Robinson came up with the idea of filming the recording and cutting it with interviews. Even though he has worked with hundreds of bands, he’s only made a video like this once before. Videos have already played a powerful role for both sides in the amendment debate, he said, pointing to powerful videos distributed by Protect All NC Families.
“I moved here about 22 years ago and I was sort of taken by how open and accepting the people were here,” said Robinson, who is British. “I just don’t think this piece of legislation reflects that. It’s hateful.”
When Evan Olson recorded his cover, he said most of the versions that had been put out were folky. Olson released a spiritual and a rock version, offering a more “stand up and shout protest” take on the song. While he said anyone who believes in equal rights should vote against the amendment, Olson hopes people will do more research on it after listening to the songs.
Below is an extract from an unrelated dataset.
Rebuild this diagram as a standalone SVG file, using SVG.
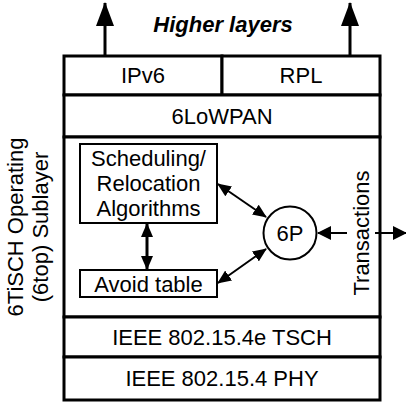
<svg xmlns="http://www.w3.org/2000/svg" width="406" height="404" viewBox="0 0 406 404">
<style>
text{font-family:"Liberation Sans",Arial,sans-serif;font-size:22px;fill:#000;text-anchor:middle}
.layer{fill:#fff;stroke:#000;stroke-width:3}
.box{fill:#fff;stroke:#000;stroke-width:2}
.conn{stroke:#000;fill:none}
</style>
<defs>
<marker id="ah" viewBox="0 0 14 12" refX="13" refY="6" markerWidth="14" markerHeight="12" markerUnits="userSpaceOnUse" orient="auto-start-reverse"><path d="M0,0 L14,6 L0,12 z"/></marker>
<marker id="ah2" viewBox="0 0 14 14" refX="13" refY="7" markerWidth="14" markerHeight="14" markerUnits="userSpaceOnUse" orient="auto-start-reverse"><path d="M0,0 L14,7 L0,14 z"/></marker>
<marker id="up" viewBox="0 0 24 18" refX="23" refY="9" markerWidth="24" markerHeight="18" markerUnits="userSpaceOnUse" orient="auto"><path d="M0,0 L24,9 L0,18 z"/></marker>
</defs>
<text id="higher" x="223" y="32" style="font-weight:bold;font-style:italic">Higher layers</text>
<g id="ipv6"><rect class="layer" x="64" y="56" width="158" height="39"/><text x="143" y="83">IPv6</text></g>
<g id="rpl"><rect class="layer" x="222" y="56" width="158" height="39"/><text x="301" y="83">RPL</text></g>
<g id="sixlowpan"><rect class="layer" x="64" y="95" width="316" height="42"/><text x="222" y="124">6LoWPAN</text></g>
<g id="sixtop"><rect class="layer" x="64" y="137" width="316" height="180"/>
<text transform="translate(23,227) rotate(-90)">6TiSCH Operating</text>
<text transform="translate(48,227) rotate(-90)">(6top) Sublayer</text>
<text transform="translate(369,233) rotate(-90)">Transactions</text></g>
<g id="sched"><rect class="box" x="80" y="144" width="137" height="79"/>
<text x="148.5" y="166">Scheduling/</text><text x="148.5" y="191">Relocation</text><text x="148.5" y="216">Algorithms</text></g>
<g id="avoid"><rect class="box" x="80" y="270" width="137" height="27"/><text x="148.5" y="292">Avoid table</text></g>
<g id="sixp"><circle cx="290" cy="233" r="26.5" fill="#fff" stroke="#000" stroke-width="2"/><text x="290" y="241">6P</text></g>
<g id="tsch"><rect class="layer" x="64" y="317" width="316" height="40"/><text x="222" y="345">IEEE 802.15.4e TSCH</text></g>
<g id="phy"><rect class="layer" x="64" y="357" width="316" height="43"/><text x="222" y="386">IEEE 802.15.4 PHY</text></g>
<g id="connectors">
<line class="conn" stroke-width="3" x1="105" y1="56" x2="105" y2="3" marker-end="url(#up)"/>
<line class="conn" stroke-width="3" x1="350" y1="56" x2="350" y2="3" marker-end="url(#up)"/>
<line class="conn" stroke-width="3" x1="147" y1="224" x2="147" y2="269" marker-start="url(#ah)" marker-end="url(#ah)"/>
<line class="conn" stroke-width="2" x1="218" y1="184" x2="266" y2="217" marker-start="url(#ah)" marker-end="url(#ah)"/>
<line class="conn" stroke-width="2" x1="218" y1="283" x2="266" y2="249" marker-start="url(#ah)" marker-end="url(#ah)"/>
<line class="conn" stroke-width="2" x1="347" y1="233" x2="318" y2="233" marker-end="url(#ah2)"/>
<line class="conn" stroke-width="2" x1="375" y1="233" x2="406" y2="233" marker-end="url(#ah2)"/>
</g>
</svg>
Many of the musicians generally keep political content out of their music but made an exception for the marriage amendment.
“It’s pretty scary to me any time that an amendment is proposed that takes people’s rights away,” said Martha Bassett, who is in the original video. “This is going to affect all families. We would be very shortsighted to pass something that we don’t even understand all of the implications of.”
Bassett said while she doesn’t have a problem with gay marriage, that isn’t the issue because it is already illegal, but said the amendment would negatively impact custody, insurance and eldercare cases, and unmarried heterosexual couples.
Dossett made her first foray into politics with the song, and said she wasn’t sure why this was the one issue that’s really gotten under her skin.
“I’ve realized how insidious and far-reaching it is and how harmful it could be to such a broad swath of my fellow citizens,” she said. “I’ve actually been pretty careful not to be political from the stage. I’m not trying to convince people who will never change their minds. It’s to get people who might be complacent to realize that they can’t be.”
Since releasing the song, Dossett has performed it at Shakori Hills and is scheduled at rallies throughout the state leading up to the vote on May 8. Less than a week after it came out, she performed with some of the other singers from the original at a rally of hundreds at College Park Baptist Church on Aycock Street alongside state NAACP President William Barber.
Not every musician speaking out against the amendment is covering Dossett’s song. Crys Matthews, who has a lot of family in North Carolina but recently moved to Virginia, released “Sweet Carolina” about the need to push back against regressive social laws like the amendment.
“As an out lesbian who is engaged and planning to start a family, this law would make it difficult for my future wife and I to feel that our family was safe there,” Matthews said, adding that she was considering moving back to the state.
The point isn’t one person or one version though, Dossett said. The point is to reach as many people as possible and help defeat the amendment. With most signs pointing towards a very close vote, the tens of thousands of people listening to her words could easily be the difference.
One unplanned perk of the video, Robinson said, was that lots of people who have moved away have reached out to say how proud the video has made them to be from Greensboro. Dossett too, has been inspired by the outcome.
“It’s not about me, it’s about the community coming together,” she said. “I think the song has been something that people can rally around. The point is that people are rallying, not the song itself.”